During the course of the entire, unedited interview — which I really hope that you have listened to — Pat and Robert dismissed my uncle’s experiences again and again for two hours, thus in the edited version: you hear me cry. Robert argues this was because my uncle and I got angry and couldn’t buy the “truth” of what the scientists were saying, but that is not what happened.

During the interview, I told Pat and Robert that I had additional resources about what happened in Laos, that complicate the “bee crap” theory, and that I would be happy to share them. After the interview, despite the fact that it left us feeling horribly, I honored my words and wrote Pat offering the additional resources. Pat wrote back saying that Radiolab didn’t have enough time.

When the show aired, I was distraught to hear all that had been edited out: particularly, my uncle’s deep knowledge of bees and the mountains of Laos, as well as his official role as documenter for the Thai government on with the Hmong during this time. As well, I was shocked to hear my uncle reduced to “Hmong guy” and me to “his niece” while everyone else on the show was introduced with their titles and official affiliations. This, amongst other aspects of this show, showed a side of Radiolab and a clear privileging of Western knowledge that was far from the truth.

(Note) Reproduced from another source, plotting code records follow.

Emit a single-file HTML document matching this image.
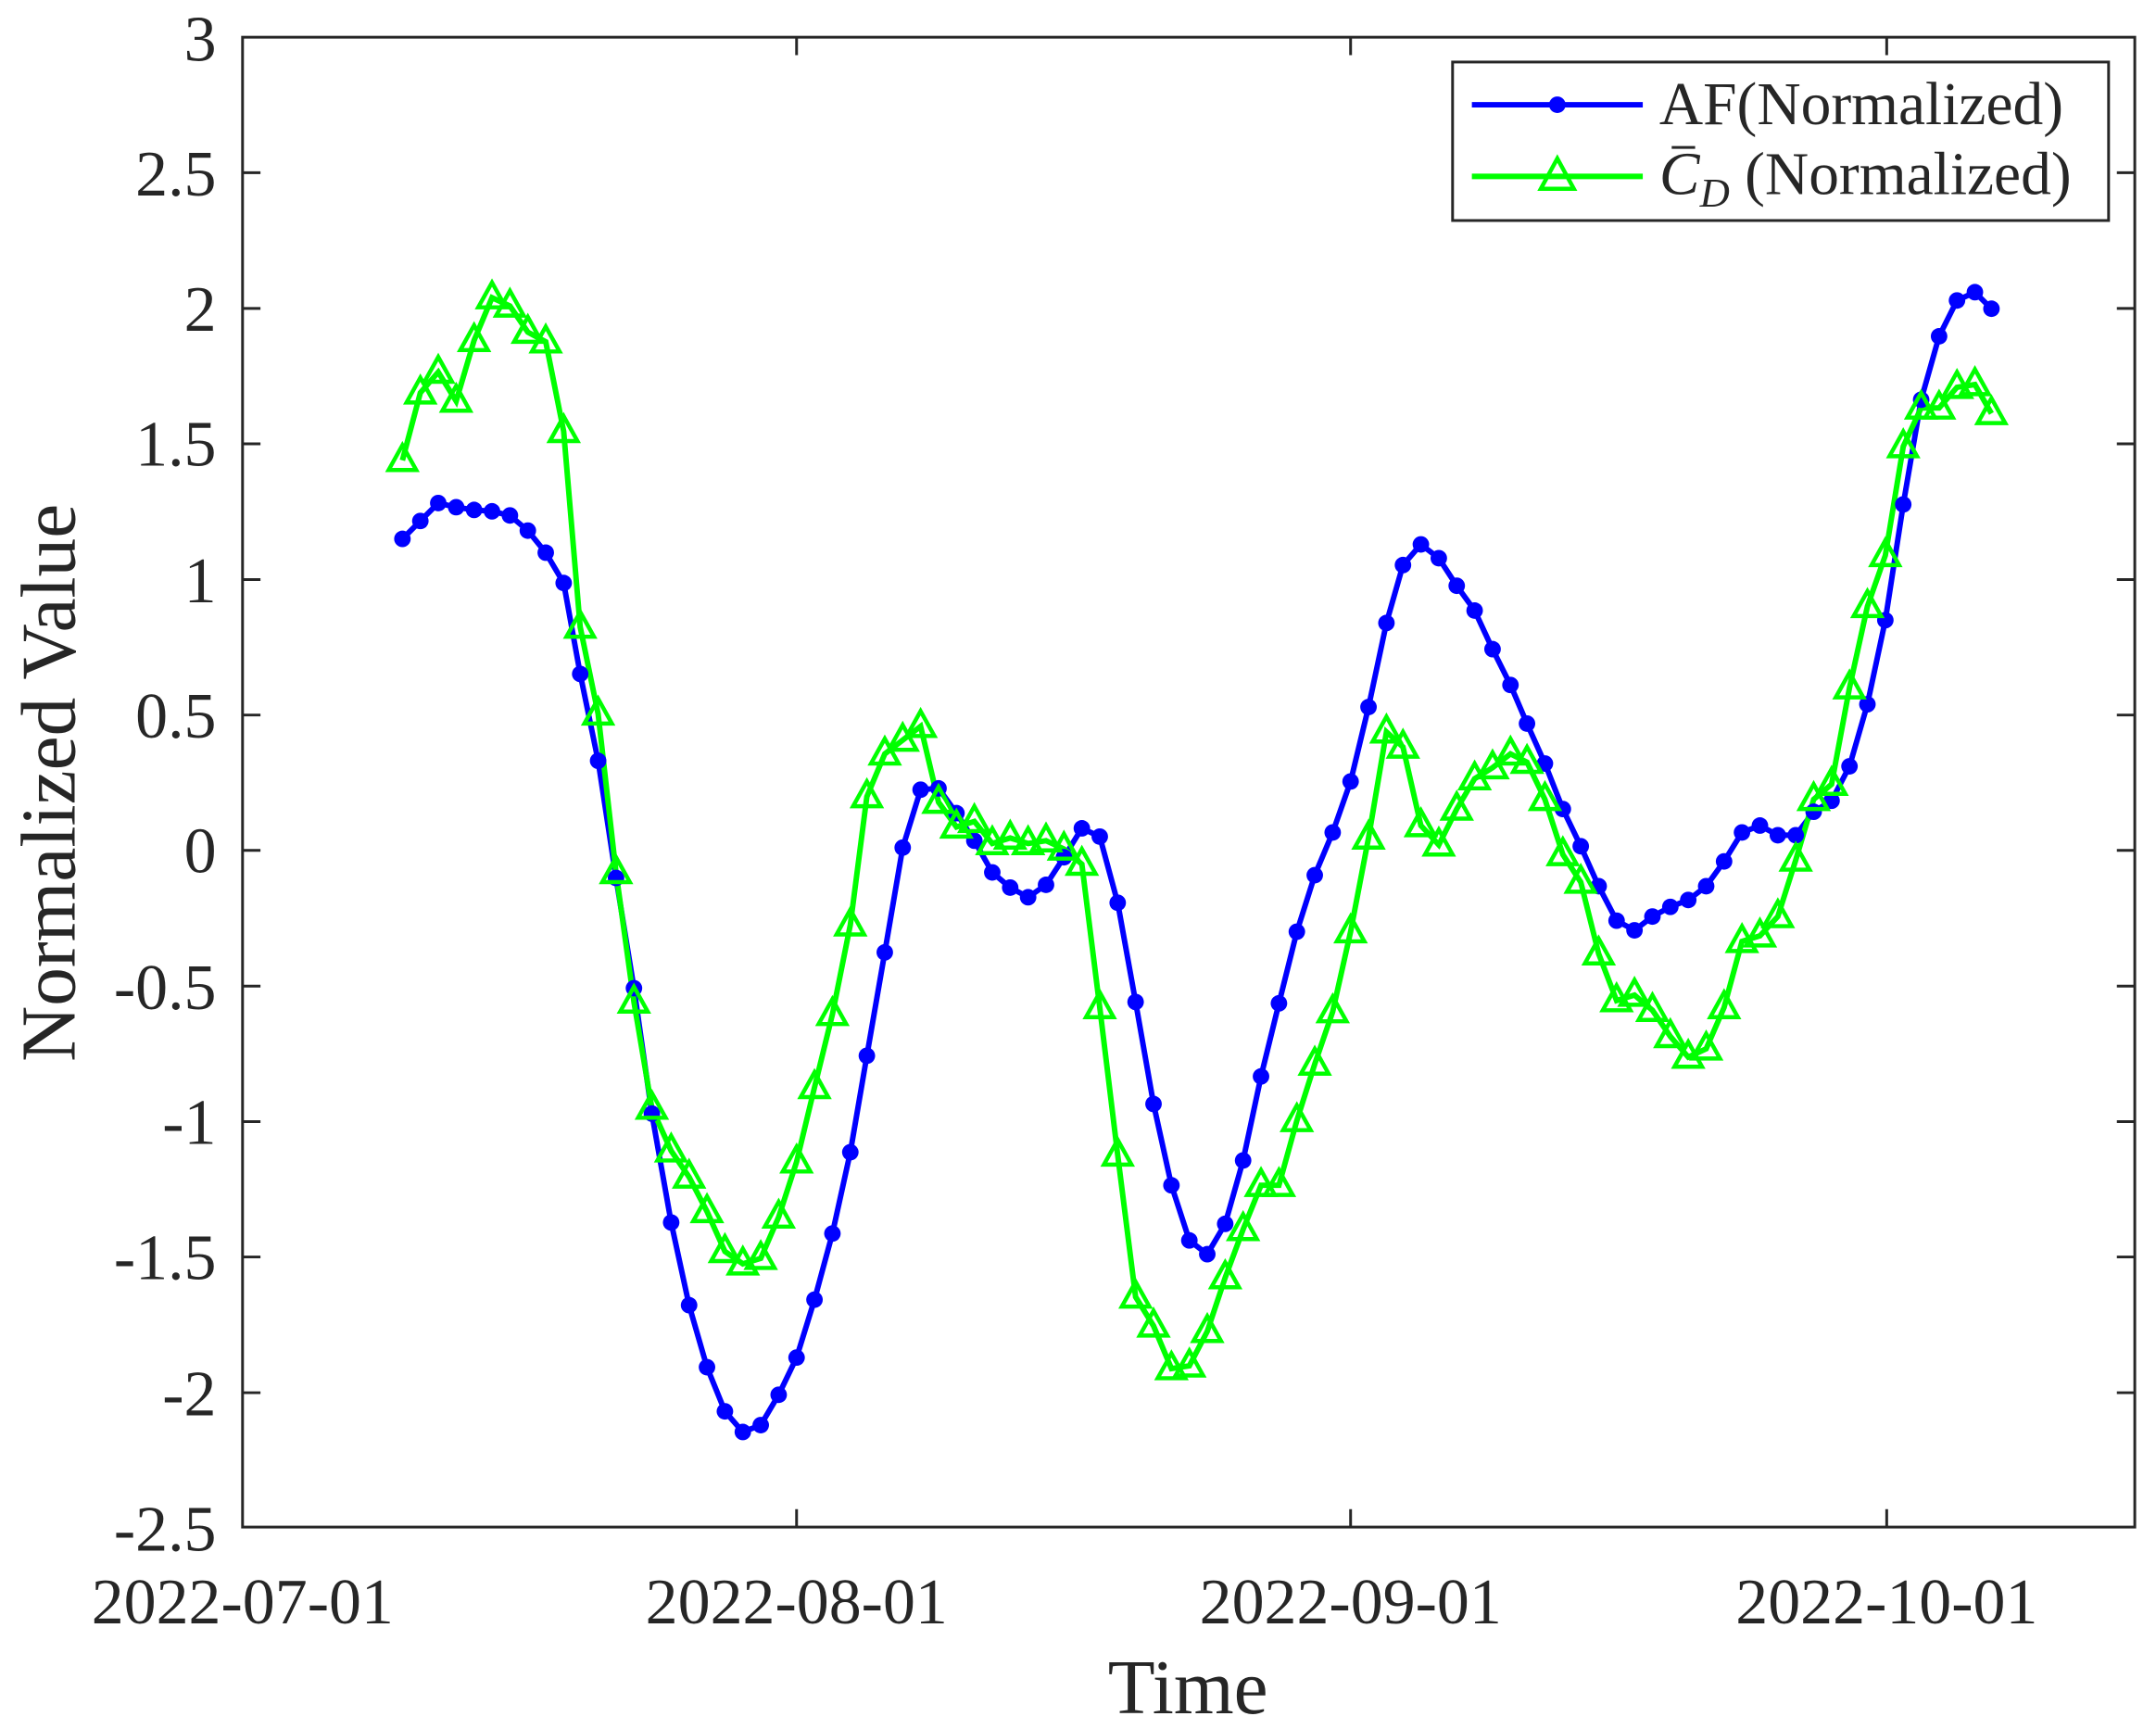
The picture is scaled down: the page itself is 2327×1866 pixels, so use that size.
<!DOCTYPE html>
<html><head><meta charset="utf-8"><style>html,body{margin:0;padding:0;background:#fff}svg{display:block}</style></head>
<body>
<svg width="2327" height="1866" viewBox="0 0 1564.4 1254.5" preserveAspectRatio="none" xmlns="http://www.w3.org/2000/svg" font-family="Liberation Serif, serif" fill="#262626">
<rect x="0" y="0" width="1564.4" height="1254.5" fill="#fff"/>
<g stroke="#262626" stroke-width="2" fill="none">
<rect x="176" y="27" width="1373" height="1081"/>
<path d="M176,125.3h13M176,223.8h13M176,322h13M176,420.5h13M176,518.8h13M176,617h13M176,715.5h13M176,813.8h13M176,912h13M176,1010.5h13
M1549,125.3h-13M1549,223.8h-13M1549,322h-13M1549,420.5h-13M1549,518.8h-13M1549,617h-13M1549,715.5h-13M1549,813.8h-13M1549,912h-13M1549,1010.5h-13
M578,1108v-13M980,1108v-13M1369,1108v-13M578,27v13M980,27v13M1369,27v13"/>
</g>
<g font-size="47" text-anchor="end">
<text x="157" y="44">3</text><text x="157" y="142">2.5</text><text x="157" y="240">2</text><text x="157" y="338">1.5</text><text x="157" y="437">1</text><text x="157" y="535">0.5</text><text x="157" y="633">0</text><text x="157" y="732">-0.5</text><text x="157" y="830">-1</text><text x="157" y="928">-1.5</text><text x="157" y="1027">-2</text><text x="157" y="1125">-2.5</text>
</g>
<g font-size="47" text-anchor="middle">
<text x="176" y="1178">2022-07-01</text><text x="578" y="1178">2022-08-01</text><text x="980" y="1178">2022-09-01</text><text x="1369" y="1178">2022-10-01</text>
<text x="862" y="1243" font-size="56">Time</text>
<text transform="translate(54,568) rotate(-90)" font-size="56">Normalized Value</text>
</g>
<polyline fill="none" stroke="#0000ff" stroke-width="4" points="292,391 305,378 318,365 331,368 344,370 357,371 370,374 383,385 396,401 409,423 421,489 434,552 447,637 460,717 473,808 487,887 500,947 513,992 526,1024 539,1039 552,1034 565,1012 578,985 591,943 604,895 617,836 629,766 642,691 655,615 668,573 681,572 694,590 707,610 720,633 733,644 746,651 759,642 772,622 785,601 798,607 811,655 824,727 837,801 850,860 863,900 876,910 889,888 902,842 915,781 928,728 941,676 954,635 967,604 980,567 993,513 1006,452 1018,410 1031,395 1044,405 1057,425 1070,443 1083,471 1096,497 1108,525 1121,554 1134,587 1147,614 1160,643 1173,668 1186,675 1199,665 1212,658 1225,653 1238,643 1251,625 1264,604 1277,599 1290,606 1303,606 1316,589 1329,581 1342,556 1355,511 1368,450 1381,366 1394,290 1407,244 1420,218 1433,212 1445,224"/>
<polyline fill="none" stroke="#00ff00" stroke-width="4" points="292,334 305,285 318,270 331,291 344,247 357,216 370,222 383,241 396,248 409,313 421,455 434,518 447,633 460,727 473,804 487,835 500,854 513,879 526,908 539,917 552,913 565,883 578,843 591,789 604,736 617,671 629,578 642,547 655,537 668,527 681,582 694,600 707,596 720,612 733,608 746,612 759,610 772,616 785,627 798,731 811,838 824,941 837,962 850,993 863,991 876,966 889,927 902,892 915,860 928,860 941,813 954,772 967,734 980,676 993,608 1006,531 1018,542 1031,599 1044,613 1057,587 1070,565 1083,557 1096,547 1108,553 1121,580 1134,620 1147,640 1160,692 1173,726 1186,722 1199,733 1212,752 1225,767 1238,761 1251,731 1264,683 1277,679 1290,665 1303,624 1316,580 1329,569 1342,499 1355,440 1368,403 1381,324 1394,296 1407,296 1420,281 1433,279 1445,300"/>
<g id="marks"></g>
<rect x="1054" y="45" width="476" height="115" fill="#fff" stroke="#262626" stroke-width="2"/>
<line x1="1068" y1="76" x2="1192" y2="76" stroke="#0000ff" stroke-width="4"/>
<circle cx="1130" cy="76" r="6" fill="#0000ff"/>
<line x1="1068" y1="128" x2="1192" y2="128" stroke="#00ff00" stroke-width="4"/>
<path d="M1130,115 L1142,137 L1118,137 Z" fill="none" stroke="#00ff00" stroke-width="3"/>
<text x="1204" y="90" font-size="44">AF(Normalized)</text>
<text x="1204" y="141" font-size="44"><tspan font-style="italic">C</tspan><tspan font-style="italic" font-size="30" dy="9">D</tspan><tspan dy="-9"> (Normalized)</tspan></text>
<line x1="1213" y1="107" x2="1230" y2="107" stroke="#262626" stroke-width="2"/>
<script>
(function(){
var ns="http://www.w3.org/2000/svg",g=document.getElementById("marks");
var ps=document.querySelectorAll("polyline");
ps[0].getAttribute("points").trim().split(/\s+/).forEach(function(p){var a=p.split(",");var c=document.createElementNS(ns,"circle");c.setAttribute("cx",a[0]);c.setAttribute("cy",a[1]);c.setAttribute("r","6");c.setAttribute("fill","#0000ff");g.appendChild(c);});
ps[1].getAttribute("points").trim().split(/\s+/).forEach(function(p){var a=p.split(",").map(Number);var t=document.createElementNS(ns,"path");t.setAttribute("d","M"+a[0]+","+(a[1]-11)+" L"+(a[0]+10)+","+(a[1]+7)+" L"+(a[0]-10)+","+(a[1]+7)+" Z");t.setAttribute("fill","none");t.setAttribute("stroke","#00ff00");t.setAttribute("stroke-width","3");g.appendChild(t);});
})();
</script>
</svg>
</body></html>
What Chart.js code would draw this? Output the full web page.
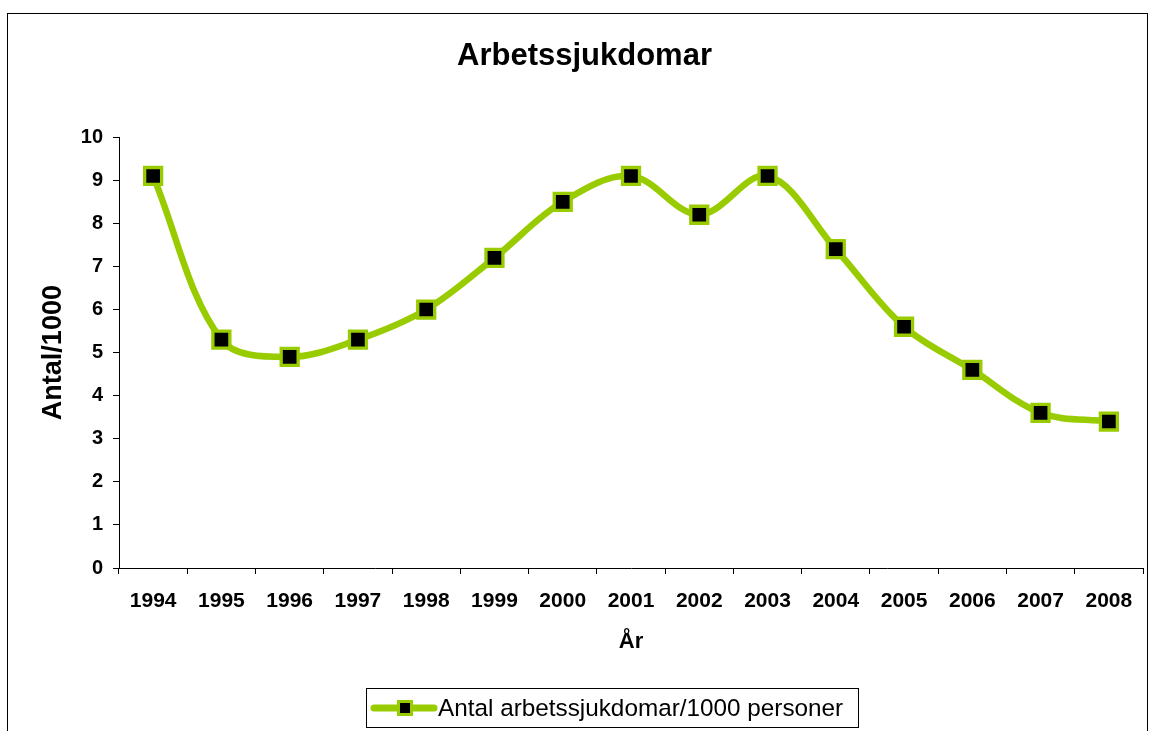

After the show aired, as criticism appeared on their site, Pat wrote me asking me for a public statement of how I received the show. I did so and he refused to publish it, instead Jad’s further “contextualization” was put up. Not only was this disrespectful but it was a complete dismissal of my voice on the matter. *I reiterate what I wrote to Pat, only a white man can say a woman of color is trying to “monopolize” a conversation he has full power of in the asking of questions, the editing, and the contextualizing and dares to call it “objectivity” and science.

My uncle and I agreed to an interview on the Hmong experience of Yellow Rain. We spoke honestly and authentically from where we were positioned. We did not try to convince anybody of what we lived through, merely, we wanted to share it. Our treatment by Radiolab has been humiliating and hurtful not only during the interview, the editing process, and the airing of the original podcast, but in the continued public letters by Jad and Robert to their audience, and revisions to the original segment — that continue to dismiss the validity of our voices and perspectives, and in fact, silences them.

While I will not presume to know the intentions of the hosts, I am responding to you very directly about what transpired, and what they continue to do. While I respect the work of journalism, I believe that journalistic integrity was lost in the ways Radiolab handled my uncle and the Hmong story.

I appreciate what you have to say about the role of journalism and the fact that many of your colleagues are now interested in pursuing more of the Hmong story. I have a proposition for you: that one of your colleagues do a story on the Hmong experience of what happened in Laos after the Americans left, a story that will respect the Hmong voices, and redeem all of our faith in good journalism that transcends cultures and revives history so that our shared realities become more whole. I am happy to help in any way I can. I cannot afford to give in to cynicism.

For Radiolab specifically, my uncle has put together a small message in English for the many listeners who have responded to him compassionately and kindly. I want Radiolab to air his message to their audiences, so that his voice can be heard and his message of love and human rights can be delivered. It is short, and it is a clear reflection of where he is positioned in all of this…as he has said to me throughout this whole travesty, “Me Naib, bullets didn’t kill me, so how can words uttered on airwaves I cannot see hurt me?” — even as he suffers before me.

I await your response to this email.

There has yet to be a response.

I am no longer pregnant. I am no longer scared. I, like my baby, have been so brave already.